AMST 111 History of the United States II This class provides a broad survey of American history since the Civil War. We will cover a variety of issues in this period, ranging from national and international politics to class, race, and gender relations, from economic and demographic developments to social and cultural changes.

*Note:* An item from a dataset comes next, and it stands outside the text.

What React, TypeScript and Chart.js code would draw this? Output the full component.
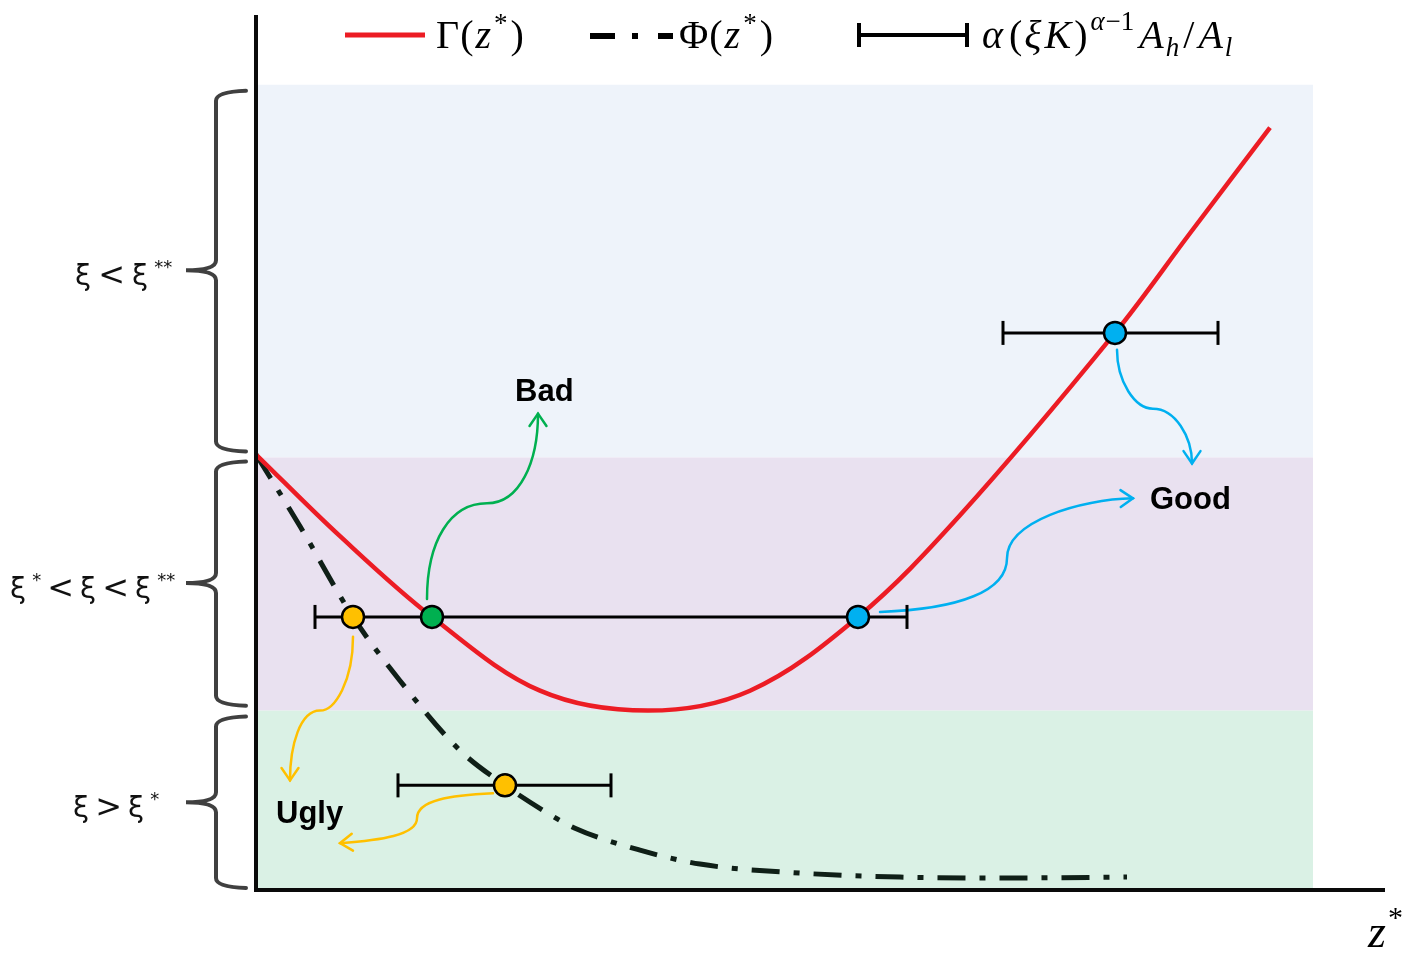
import React, { useEffect, useRef } from 'react';
import { Chart, registerables } from 'chart.js';

Chart.register(...registerables);

// ---- axis ranges (data units) ----
const X_MIN = 0;
const X_MAX = 11.29;
const Y_MIN = 0;
const Y_MAX = 8.78;

// ---- Γ(z*) curve ----
const gammaX = [0, 0.84, 1.76, 2.84, 3.92, 4.94, 6.02, 7.04, 8.59, 9.34, 10.14];
const gammaY = [4.37, 3.55, 2.74, 2.00, 1.80, 2.00, 2.74, 3.76, 5.59, 6.59, 7.65];

// ---- Φ(z*) curve ----
const phiX = [0, 0.44, 0.97, 1.44, 2.04, 2.49, 2.87, 3.19, 3.84, 4.44, 5.44, 6.44, 7.44, 8.71];
const phiY = [4.37, 3.65, 2.74, 2.10, 1.40, 1.05, 0.80, 0.62, 0.40, 0.26, 0.17, 0.13, 0.12, 0.13];

// ---- α(ξK)^{α-1}A_h/A_l ranges ----
const barY = [2.74, 1.05, 5.59];
const barLo = [0.59, 1.42, 7.47];
const barHi = [6.51, 3.55, 9.62];

// ---- equilibrium points ----
const dotX = [0.97, 1.76, 6.02, 2.49, 8.59];
const dotY = [2.74, 2.74, 2.74, 1.05, 5.59];
const dotColors = ['#ffc000', '#00b050', '#00b0f0', '#ffc000', '#00b0f0'];

// ---- regime bands ----
const bandLo = [4.34, 1.80, 0.02];
const bandHi = [8.08, 4.34, 1.80];
const bandEnd = 10.57;
const bandColors = ['#eef3fa', '#e9e1f0', '#daf1e5'];

// ---- regime brackets ----
const bracketTop = [8.02, 4.30, 1.74];
const bracketBottom = [4.40, 1.85, 0.02];
const bracketMid = [6.22, 3.08, 0.88];
const bracketLabelX = [-1.81, -2.46, -1.83];

// ---- outcome labels ----
const outcomeLabels = ['Bad', 'Good', 'Ugly'];
const outcomeX = [2.59, 8.94, 0.20];
const outcomeY = [4.91, 3.82, 0.67];

// ---- arrows (cubic bezier pairs, data units) ----
const arrows: { color: string; pts: number[][] }[] = [
  { color: '#00b050', pts: [[1.71, 2.92], [1.71, 3.50], [1.94, 3.88], [2.31, 3.88], [2.64, 3.88], [2.82, 4.30], [2.82, 4.78]] },
  { color: '#00b0f0', pts: [[8.61, 5.42], [8.61, 5.10], [8.79, 4.83], [8.97, 4.83], [9.19, 4.83], [9.36, 4.55], [9.36, 4.28]] },
  { color: '#00b0f0', pts: [[6.24, 2.79], [7.04, 2.82], [7.51, 3.00], [7.51, 3.33], [7.51, 3.70], [8.24, 3.92], [8.77, 3.93]] },
  { color: '#ffc000', pts: [[0.97, 2.54], [0.97, 2.10], [0.79, 1.80], [0.64, 1.80], [0.44, 1.80], [0.34, 1.45], [0.34, 1.10]] },
  { color: '#ffc000', pts: [[2.37, 0.97], [1.94, 0.95], [1.61, 0.90], [1.61, 0.72], [1.61, 0.55], [1.24, 0.50], [0.84, 0.47]] },
];

const SERIF = '"Liberation Serif", "DejaVu Serif", serif';
const R = `40px ${SERIF}`;
const I = `italic 40px ${SERIF}`;
const SUP = `27px ${SERIF}`;
const SUPI = `italic 27px ${SERIF}`;
const SANS = '"DejaVu Sans", "Noto Sans", sans-serif';
const LN = `29px ${SANS}`;
const LR = `32px ${SANS}`;
const LS = `18px ${SANS}`;

type Part = { t: string; f: string; dy?: number; gap?: number };

function drawRich(ctx: CanvasRenderingContext2D, parts: Part[], x: number, y: number) {
  let cx = x;
  for (const p of parts) {
    ctx.font = p.f;
    ctx.fillText(p.t, cx, y + (p.dy || 0));
    cx += ctx.measureText(p.t).width + (p.gap || 0);
  }
  return cx;
}

const legendGamma: Part[] = [
  { t: 'Γ', f: R, gap: 1 }, { t: '(', f: R, gap: 2 }, { t: 'z', f: I, gap: 3 },
  { t: '*', f: SUP, dy: -16, gap: 3 }, { t: ')', f: R },
];
const legendPhi: Part[] = [
  { t: 'Φ', f: R, gap: 1 }, { t: '(', f: R, gap: 2 }, { t: 'z', f: I, gap: 3 },
  { t: '*', f: SUP, dy: -16, gap: 3 }, { t: ')', f: R },
];
const legendBar: Part[] = [
  { t: 'α', f: I, gap: 6 }, { t: '(', f: R, gap: 2 }, { t: 'ξ', f: I, gap: 3 }, { t: 'K', f: I, gap: 3 },
  { t: ')', f: R, gap: 3 }, { t: 'α', f: SUPI, dy: -18, gap: 1 }, { t: '−1', f: SUP, dy: -18, gap: 5 },
  { t: 'A', f: I, gap: 2 }, { t: 'h', f: SUPI, dy: 8, gap: 4 }, { t: '/', f: R, gap: 4 }, { t: 'A', f: I, gap: 2 }, { t: 'l', f: SUPI, dy: 8 },
];

const bracketLabels: Part[][] = [
  [{ t: 'ξ', f: LN, gap: 7 }, { t: '<', f: LR, gap: 7 }, { t: 'ξ', f: LN, gap: 6 }, { t: '**', f: LS, dy: -12 }],
  [{ t: 'ξ', f: LN, gap: 6 }, { t: '*', f: LS, dy: -12, gap: 6 }, { t: '<', f: LR, gap: 6 }, { t: 'ξ', f: LN, gap: 6 },
   { t: '<', f: LR, gap: 6 }, { t: 'ξ', f: LN, gap: 6 }, { t: '**', f: LS, dy: -12 }],
  [{ t: 'ξ', f: LN, gap: 6 }, { t: '>', f: LR, gap: 6 }, { t: 'ξ', f: LN, gap: 6 }, { t: '*', f: LS, dy: -12 }],
];

const decor = {
  id: 'decor',
  beforeDatasetsDraw(chart: any) {
    const ctx: CanvasRenderingContext2D = chart.ctx;
    const xs = chart.scales.x;
    const ys = chart.scales.y;
    const X = (v: number) => xs.getPixelForValue(v);
    const Y = (v: number) => ys.getPixelForValue(v);
    ctx.save();
    // bands
    for (let i = 0; i < bandLo.length; i++) {
      ctx.fillStyle = bandColors[i];
      ctx.fillRect(X(0), Y(bandHi[i]), X(bandEnd) - X(0), Y(bandLo[i]) - Y(bandHi[i]));
    }
    // arrows
    for (const a of arrows) {
      const p = a.pts.map(([x, y]) => [X(x), Y(y)]);
      ctx.strokeStyle = a.color;
      ctx.lineWidth = 2.5;
      ctx.lineCap = 'round';
      ctx.beginPath();
      ctx.moveTo(p[0][0], p[0][1]);
      ctx.bezierCurveTo(p[1][0], p[1][1], p[2][0], p[2][1], p[3][0], p[3][1]);
      ctx.bezierCurveTo(p[4][0], p[4][1], p[5][0], p[5][1], p[6][0], p[6][1]);
      ctx.stroke();
      const [ex, ey] = p[6];
      const [cx, cy] = p[5];
      const ang = Math.atan2(ey - cy, ex - cx);
      const L = 15;
      const w = 0.6;
      ctx.beginPath();
      ctx.moveTo(ex - L * Math.cos(ang - w), ey - L * Math.sin(ang - w));
      ctx.lineTo(ex, ey);
      ctx.lineTo(ex - L * Math.cos(ang + w), ey - L * Math.sin(ang + w));
      ctx.stroke();
    }
    ctx.restore();
  },
  afterDatasetsDraw(chart: any) {
    const ctx: CanvasRenderingContext2D = chart.ctx;
    const xs = chart.scales.x;
    const ys = chart.scales.y;
    const X = (v: number) => xs.getPixelForValue(v);
    const Y = (v: number) => ys.getPixelForValue(v);
    const area = chart.chartArea;
    ctx.save();
    // axes
    ctx.strokeStyle = '#0a0a0a';
    ctx.lineWidth = 4;
    ctx.lineCap = 'butt';
    ctx.beginPath();
    ctx.moveTo(area.left, area.top);
    ctx.lineTo(area.left, area.bottom + 2);
    ctx.moveTo(area.left - 2, area.bottom);
    ctx.lineTo(area.right, area.bottom);
    ctx.stroke();

    // brackets
    ctx.strokeStyle = '#404040';
    ctx.lineWidth = 4;
    ctx.lineCap = 'round';
    const sx = X(-0.40);
    const hx = X(-0.10);
    const nx = X(-0.70);
    for (let i = 0; i < bracketTop.length; i++) {
      const t = Y(bracketTop[i]);
      const b = Y(bracketBottom[i]);
      const m = Y(bracketMid[i]);
      const r = 10;
      ctx.beginPath();
      ctx.moveTo(hx, t);
      ctx.quadraticCurveTo(sx, t + 1, sx, t + r);
      ctx.lineTo(sx, m - r);
      ctx.quadraticCurveTo(sx, m, nx, m);
      ctx.quadraticCurveTo(sx, m, sx, m + r);
      ctx.lineTo(sx, b - r);
      ctx.quadraticCurveTo(sx, b - 1, hx, b);
      ctx.stroke();
      ctx.fillStyle = '#111';
      ctx.textBaseline = 'alphabetic';
      ctx.textAlign = 'left';
      drawRich(ctx, bracketLabels[i], X(bracketLabelX[i]), m + 15);
    }

    // outcome labels
    ctx.fillStyle = '#000';
    ctx.font = `bold 31px "Liberation Sans", Arial, sans-serif`;
    ctx.textBaseline = 'alphabetic';
    ctx.textAlign = 'left';
    for (let i = 0; i < outcomeLabels.length; i++) {
      ctx.fillText(outcomeLabels[i], X(outcomeX[i]), Y(outcomeY[i]));
    }

    // legend
    ctx.lineCap = 'butt';
    ctx.strokeStyle = '#ec1c24';
    ctx.lineWidth = 5;
    ctx.beginPath();
    ctx.moveTo(345, 35);
    ctx.lineTo(425, 35);
    ctx.stroke();
    ctx.fillStyle = '#000';
    drawRich(ctx, legendGamma, 436, 48);

    ctx.strokeStyle = '#000';
    ctx.lineWidth = 6;
    ctx.setLineDash([25, 17, 6, 20]);
    ctx.beginPath();
    ctx.moveTo(590, 36);
    ctx.lineTo(673, 36);
    ctx.stroke();
    ctx.setLineDash([]);
    drawRich(ctx, legendPhi, 679, 48);

    ctx.lineWidth = 4;
    ctx.beginPath();
    ctx.moveTo(859, 35);
    ctx.lineTo(967, 35);
    ctx.moveTo(859, 23);
    ctx.lineTo(859, 47);
    ctx.moveTo(967, 23);
    ctx.lineTo(967, 47);
    ctx.stroke();
    drawRich(ctx, legendBar, 982, 48);

    // axis title z*
    drawRich(ctx, [
      { t: 'z', f: `italic 46px ${SERIF}`, gap: 2 },
      { t: '*', f: `30px ${SERIF}`, dy: -20 },
    ], 1368, 947);

    ctx.restore();
  },
};

export default function App() {
  const ref = useRef<HTMLCanvasElement>(null);
  useEffect(() => {
    document.body.style.margin = '0';
    document.body.style.overflow = 'hidden';
    const canvas = ref.current!;
    const barSets = barY.map((y, i) => ({
      label: `bar${i}`,
      data: [{ x: barLo[i], y }, { x: barHi[i], y }],
      borderColor: '#000',
      borderWidth: 3,
      pointStyle: 'line',
      pointRotation: 90,
      pointRadius: 12,
      pointBorderWidth: 3,
      pointBorderColor: '#000',
      pointBackgroundColor: '#000',
      fill: false,
    }));
    // Chart.js draws the first dataset on top, so marks are listed top-most first
    const chart = new Chart(canvas, {
      type: 'line',
      data: {
        datasets: [
          {
            label: 'points',
            data: dotX.map((x, i) => ({ x, y: dotY[i] })),
            showLine: false,
            pointRadius: 11,
            pointBackgroundColor: dotColors,
            pointBorderColor: '#000',
            pointBorderWidth: 2.5,
          },
          ...barSets,
          {
            label: 'Γ(z*)',
            data: gammaX.map((x, i) => ({ x, y: gammaY[i] })),
            borderColor: '#ec1c24',
            borderWidth: 4.5,
            pointRadius: 0,
            tension: 0.35,
            fill: false,
          },
          {
            label: 'Φ(z*)',
            data: phiX.map((x, i) => ({ x, y: phiY[i] })),
            borderColor: '#0f1f17',
            borderWidth: 5,
            borderDash: [28, 14, 6, 14],
            borderCapStyle: 'butt',
            pointRadius: 0,
            cubicInterpolationMode: 'monotone',
            fill: false,
          },
        ] as any,
      },
      options: {
        responsive: false,
        animation: false,
        devicePixelRatio: 1,
        events: [],
        layout: { padding: { left: 256, right: 29, top: 12, bottom: 63 } },
        scales: {
          x: { type: 'linear', min: X_MIN, max: X_MAX, display: false },
          y: { type: 'linear', min: Y_MIN, max: Y_MAX, display: false },
        },
        plugins: {
          legend: { display: false },
          tooltip: { enabled: false },
        },
      },
      plugins: [decor],
    });
    return () => chart.destroy();
  }, []);
  return (
    <div style={{ width: 1414, height: 953 }}>
      <canvas ref={ref} width={1414} height={953} style={{ display: 'block' }} />
    </div>
  );
}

AMST 269 New World Narratives: American Literature 1500-1790 A study of the different tales emerging from those indigenous to or settling "America." Texts include American Indian creation myths, European exploration narratives, Puritan poetry, captivity and slave narratives, and late 18th-century fiction and nonfiction. For the Historical and Cultural Breadth requirement, this course counts as a Pre-19th-Century course. A Reading the World course or instructor permission
AMST 270 Reform and Renaissance US Literature U.S. Literature 1790-1865 A study of literature emerging during a period of significant cultural upheavals: the unsettling of indigenous populations, the movement of European populations westward, and the Slavery and Woman questions. Through an exploration of diverse texts, students will examine a literature shaped by an impulse to transform or reform pre-existing perspectives and genres. For the Historical and Cultural Breadth requirement, this course counts as a 19th-Century course. A Reading the Worlds course or instructor permission
AMST 275 American Realisms: U.S. Literature 1865-1914 This course examines a variety of approaches to knowing a literary period. We will explore theoretical, socio-historical, formal, and thematic paradigms that can organize our understanding of the wide variety of written and cinematic texts produced in the period between the end of the Civil War and the beginning of World War I. Through a study of the frequently conflicting stories about gender, race, sexuality, art, and Americanness that come to voice during this period, students will challenge and complicate their definitions of literary realism. A Reading the World course or instructor permission
AMST 276 Modernism and Postmodernism: U.S. Literature 1914-Present A study of the rise of a modern aesthetic in the wake of World War I and the postmodern response in the second half of the 20th century with an eye toward the diversity of voices and formal choices that mark this period. A Reading the World course or instructor permission
AMST 593 Senior Integrated Project Each program or department sets its own requirements for Senior Integrated Projects done in that department, including the range of acceptable projects, the required background of students doing projects, the format of the SIP, and the expected scope and depth of projects. See the Kalamazoo Curriculum -> Senior Integrated Project section of the Academic Catalog for more details. Permission of department and SIP supervisor required.